Sun believes it is of paramount importance to secure trust in all communities—be they open source or enterprise—by being absolutely clear about one’s plans, intentions and motivations. Thus we will have to agree to disagree on this point with the Apache Software Foundation.
So to be clear, anyone—yes, even Sun’s competitors—can use the Java GPL source code for anything—yes, even a fork—as long as they publish their modifications under the GPL—no other consideration required. They can use the TCK to prove to themselves and the community that their contributions do not alter the promise of compatibility. But access to the code, the tests and the ‘Java Compatible’ brand governed by any other OSS license is both outside of our pact with the community, and not in Sun’s best business interests.
In the 2002 letter that authorized the creation of the TCK Scholarship Program under which Apache Harmony has applied for their TCK license, Sun acknowledged the desire of the Java community, and the Apache Software Foundation specifically, to create independent, open-source implementations of Java standards under the auspices of not-for-profit open development communities. Apache and others have done just that over the intervening five years under the scholarship program. For example, Apache has successfully used the Java EE TCK to certify its Geronimo project and compete against others like the JBoss community and Sun's own Glassfish—Java EE Application Server. Let's not lose sight of the big picture—Java is free and open. Sun continues to contribute both code and development efforts to many Apache projects such as Tomcat, Roller, River (Jini), HTTPD, and Derby.

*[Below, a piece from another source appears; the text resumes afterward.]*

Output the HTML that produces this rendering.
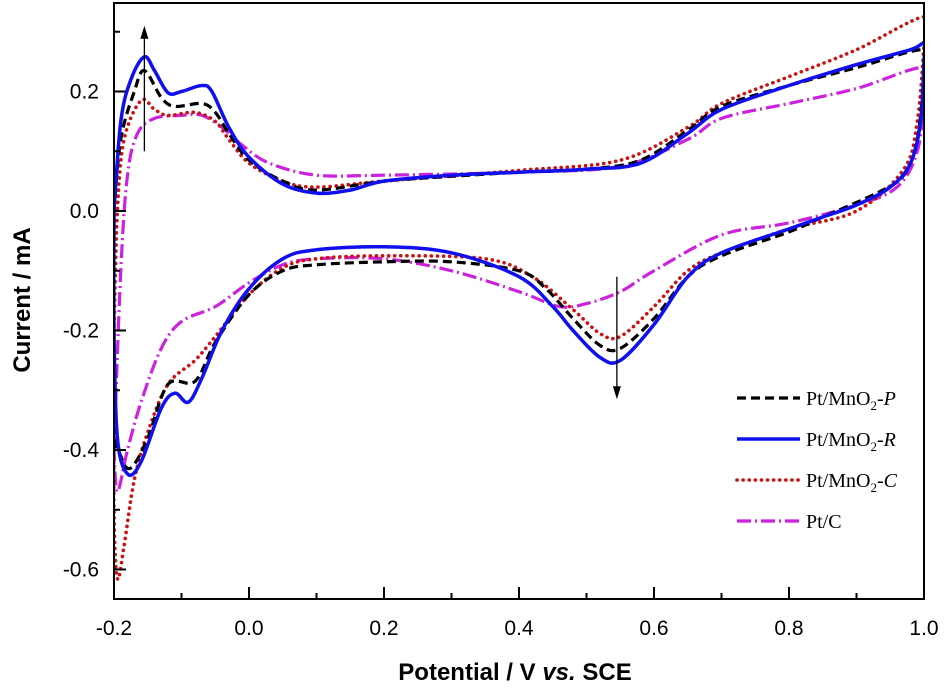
<!DOCTYPE html>
<html><head><meta charset="utf-8"><style>
body{margin:0;background:#fff;width:945px;height:691px;overflow:hidden}
svg{display:block}
</style></head><body>
<svg id="chart" width="945" height="691" xmlns="http://www.w3.org/2000/svg" font-family="Liberation Sans, sans-serif">
<g id="plot"></g>
</svg>
<script>
const xTicks = [-0.2,0.0,0.2,0.4,0.6,0.8,1.0];
const xTickLabels = ["-0.2","0.0","0.2","0.4","0.6","0.8","1.0"];
const yTicks = [-0.6,-0.4,-0.2,0.0,0.2];
const yTickLabels = ["-0.6","-0.4","-0.2","0.0","0.2"];
const seriesNames = ["Pt/MnO2-P","Pt/MnO2-R","Pt/MnO2-C","Pt/C"];
const seriesP = [[-0.2,0.0],[-0.19,0.12],[-0.17,0.2],[-0.155,0.235],[-0.13,0.19],[-0.11,0.175],[-0.07,0.18],[-0.05,0.165],[-0.03,0.13],[0,0.085],[0.05,0.05],[0.1,0.035],[0.2,0.05],[0.3,0.058],[0.4,0.065],[0.5,0.07],[0.58,0.085],[0.65,0.135],[0.7,0.175],[0.8,0.21],[0.9,0.24],[1.0,0.27],[1.0,0.23],[0.99,0.12],[0.97,0.06],[0.93,0.03],[0.85,-0.01],[0.8,-0.035],[0.7,-0.075],[0.65,-0.11],[0.6,-0.18],[0.55,-0.23],[0.52,-0.225],[0.48,-0.18],[0.44,-0.13],[0.4,-0.1],[0.3,-0.085],[0.2,-0.085],[0.1,-0.09],[0.05,-0.1],[0.0,-0.14],[-0.05,-0.22],[-0.08,-0.285],[-0.12,-0.29],[-0.15,-0.38],[-0.175,-0.43],[-0.19,-0.41],[-0.2,-0.35],[-0.2,0.0]];
const seriesR = [[-0.2,0.0],[-0.19,0.15],[-0.175,0.22],[-0.155,0.258],[-0.14,0.235],[-0.12,0.198],[-0.1,0.2],[-0.07,0.21],[-0.055,0.2],[-0.03,0.14],[0.0,0.09],[0.05,0.045],[0.1,0.03],[0.15,0.035],[0.2,0.05],[0.3,0.06],[0.4,0.065],[0.5,0.07],[0.58,0.08],[0.65,0.13],[0.7,0.17],[0.8,0.21],[0.9,0.245],[0.98,0.27],[1.0,0.28],[1.0,0.25],[0.995,0.15],[0.98,0.08],[0.95,0.04],[0.9,0.01],[0.85,-0.01],[0.8,-0.03],[0.7,-0.07],[0.65,-0.11],[0.6,-0.19],[0.55,-0.25],[0.52,-0.245],[0.48,-0.2],[0.45,-0.16],[0.4,-0.11],[0.3,-0.07],[0.2,-0.06],[0.1,-0.065],[0.05,-0.08],[0.0,-0.13],[-0.04,-0.2],[-0.07,-0.28],[-0.09,-0.32],[-0.11,-0.305],[-0.13,-0.33],[-0.16,-0.42],[-0.18,-0.44],[-0.195,-0.38],[-0.2,-0.2],[-0.2,0.0]];
const seriesC = [[-0.2,-0.2],[-0.195,0.0],[-0.185,0.12],[-0.16,0.185],[-0.14,0.17],[-0.12,0.16],[-0.08,0.165],[-0.05,0.15],[-0.03,0.12],[0,0.08],[0.05,0.05],[0.1,0.04],[0.2,0.05],[0.4,0.068],[0.55,0.085],[0.65,0.14],[0.7,0.18],[0.8,0.225],[0.9,0.27],[1.0,0.325],[1.0,0.28],[0.99,0.15],[0.97,0.07],[0.9,0.0],[0.8,-0.03],[0.7,-0.07],[0.65,-0.1],[0.6,-0.16],[0.55,-0.21],[0.52,-0.205],[0.48,-0.165],[0.42,-0.11],[0.35,-0.08],[0.2,-0.075],[0.1,-0.08],[0.05,-0.095],[0,-0.14],[-0.05,-0.21],[-0.08,-0.25],[-0.12,-0.29],[-0.15,-0.37],[-0.17,-0.45],[-0.185,-0.56],[-0.195,-0.615],[-0.2,-0.5],[-0.2,-0.2]];
const seriesPtC = [[-0.2,-0.4],[-0.19,-0.1],[-0.18,0.06],[-0.165,0.13],[-0.14,0.155],[-0.1,0.16],[-0.07,0.16],[-0.04,0.14],[-0.01,0.11],[0.03,0.08],[0.1,0.06],[0.2,0.06],[0.4,0.065],[0.55,0.075],[0.65,0.12],[0.7,0.155],[0.8,0.18],[0.9,0.205],[1.0,0.24],[1.0,0.19],[0.99,0.1],[0.96,0.04],[0.9,0.01],[0.8,-0.02],[0.7,-0.04],[0.6,-0.1],[0.55,-0.135],[0.5,-0.155],[0.46,-0.16],[0.4,-0.135],[0.3,-0.1],[0.2,-0.08],[0.1,-0.08],[0.05,-0.09],[0.0,-0.12],[-0.05,-0.16],[-0.1,-0.185],[-0.13,-0.23],[-0.16,-0.32],[-0.18,-0.4],[-0.195,-0.47],[-0.2,-0.4]];
const arrowUp = [-0.155,0.1,0.31];
const arrowDown = [0.545,-0.11,-0.315];

const L=114,R=924,T=3,B=599;
const X=v=>L+(v+0.2)/1.2*(R-L);
const Y=v=>211-v/0.2*119.5;
const NS='http://www.w3.org/2000/svg';
const svg=document.getElementById('chart');
function mk(tag,attrs,parent){const e=document.createElementNS(NS,tag);for(const k in attrs)e.setAttribute(k,attrs[k]);(parent||svg).appendChild(e);return e;}
function smooth(pts){
  const p=pts.map(a=>[X(a[0]),Y(a[1])]);
  let d='M'+p[0][0].toFixed(1)+' '+p[0][1].toFixed(1);
  for(let i=0;i<p.length-1;i++){
    const p0=p[Math.max(0,i-1)],p1=p[i],p2=p[i+1],p3=p[Math.min(p.length-1,i+2)];
    const c1=[p1[0]+(p2[0]-p0[0])/6,p1[1]+(p2[1]-p0[1])/6];
    const c2=[p2[0]-(p3[0]-p1[0])/6,p2[1]-(p3[1]-p1[1])/6];
    d+=' C'+c1[0].toFixed(1)+' '+c1[1].toFixed(1)+' '+c2[0].toFixed(1)+' '+c2[1].toFixed(1)+' '+p2[0].toFixed(1)+' '+p2[1].toFixed(1);
  }
  return d;
}
const plot=document.getElementById('plot');
const styles=[
 {data:seriesP,stroke:'#000',dash:'9 5',w:3.2,cap:'butt',name:'series-pt-mno2-p'},
 {data:seriesR,stroke:'#1010ee',dash:'',w:3.5,cap:'butt',name:'series-pt-mno2-r'},
 {data:seriesC,stroke:'#cc1111',dash:'0.1 6',w:3.6,cap:'round',name:'series-pt-mno2-c'},
 {data:seriesPtC,stroke:'#cc22dd',dash:'14 4 2 4',w:3.2,cap:'butt',name:'series-pt-c'}];
const clip=mk('clipPath',{id:'cp'});mk('rect',{x:L,y:T,width:R-L,height:B-T},clip);
const order=[3,2,0,1];
order.forEach(i=>{const s=styles[i];
  const p=mk('path',{d:smooth(s.data),fill:'none',stroke:s.stroke,'stroke-width':s.w,'stroke-dasharray':s.dash,'stroke-linecap':s.cap,'clip-path':'url(#cp)'},plot);
  
  
});
[[arrowUp,1],[arrowDown,-1]].forEach(([a,dir],k)=>{
  const x=X(a[0]),y1=Y(a[1]),y2=Y(a[2]);
  const l=mk('line',{x1:x,y1:y1,x2:x,y2:y2+dir*10,stroke:'#000','stroke-width':1.3});
  
  
  const h=mk('polygon',{points:`${x},${y2} ${x-4},${y2+dir*13} ${x+4},${y2+dir*13}`,fill:'#000'});
  
  
});
const fr=mk('rect',{x:L,y:T,width:R-L,height:B-T,fill:'none',stroke:'#000','stroke-width':2});


for(let v=-0.2;v<=1.001;v+=0.1){const x=X(v);const major=Math.abs(Math.round(v*10))%2===0;
  const t=mk('line',{x1:x,x2:x,y1:B,y2:B-(major?12:6),stroke:'#000','stroke-width':2});
  
  }
xTicks.forEach((v,i)=>{const t=mk('text',{x:X(v),y:B+36,'text-anchor':'middle','font-size':21});t.textContent=xTickLabels[i];
  
  });
for(let v=-0.6;v<=0.3001;v+=0.1){const y=Y(v);const major=Math.abs(Math.round(v*10))%2===0;
  const t=mk('line',{x1:L,x2:L+(major?12:6),y1:y,y2:y,stroke:'#000','stroke-width':2});
  
  }
yTicks.forEach((v,i)=>{const t=mk('text',{x:L-15,y:Y(v)+7,'text-anchor':'end','font-size':21});t.textContent=yTickLabels[i];
  
  });
</script>
<svg style="position:absolute;left:0;top:0" width="945" height="691" font-family="Liberation Sans, sans-serif">
<text x="515" y="680" text-anchor="middle" font-size="24" font-weight="bold">Potential / V <tspan font-style="italic">vs.</tspan> SCE</text>
<text transform="translate(30,300) rotate(-90)" text-anchor="middle" font-size="24" font-weight="bold">Current / mA</text>
<g font-family="Liberation Serif, serif" font-size="20">
<line x1="737" x2="800" y1="398" y2="398" stroke="#000" stroke-width="3.2" stroke-dasharray="9 5"/>
<text x="806" y="405">Pt/MnO<tspan font-size="13" dy="5">2</tspan><tspan dy="-5">-</tspan><tspan font-style="italic">P</tspan></text>
<line x1="737" x2="800" y1="439" y2="439" stroke="#1010ee" stroke-width="3.5"/>
<text x="806" y="446">Pt/MnO<tspan font-size="13" dy="5">2</tspan><tspan dy="-5">-</tspan><tspan font-style="italic">R</tspan></text>
<line x1="737" x2="800" y1="480" y2="480" stroke="#cc1111" stroke-width="3.6" stroke-dasharray="0.1 6" stroke-linecap="round"/>
<text x="806" y="487">Pt/MnO<tspan font-size="13" dy="5">2</tspan><tspan dy="-5">-</tspan><tspan font-style="italic">C</tspan></text>
<line x1="737" x2="800" y1="521" y2="521" stroke="#cc22dd" stroke-width="3.2" stroke-dasharray="14 4 2 4"/>
<text x="806" y="528">Pt/C</text>
</g>
</svg>
</body></html>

Sun has now fulfilled the dream of free, open and compatible Java. I'm passionate about the value and virtues of free software and we've proven it—our most valuable assets are now open source. The path is open for completely free and compatible versions of the Java platform to be shipped with operating system distributions of all kinds. I encourage everyone in the open source communities to look at the new OpenJDK JCK license and let the team know how well it works for you.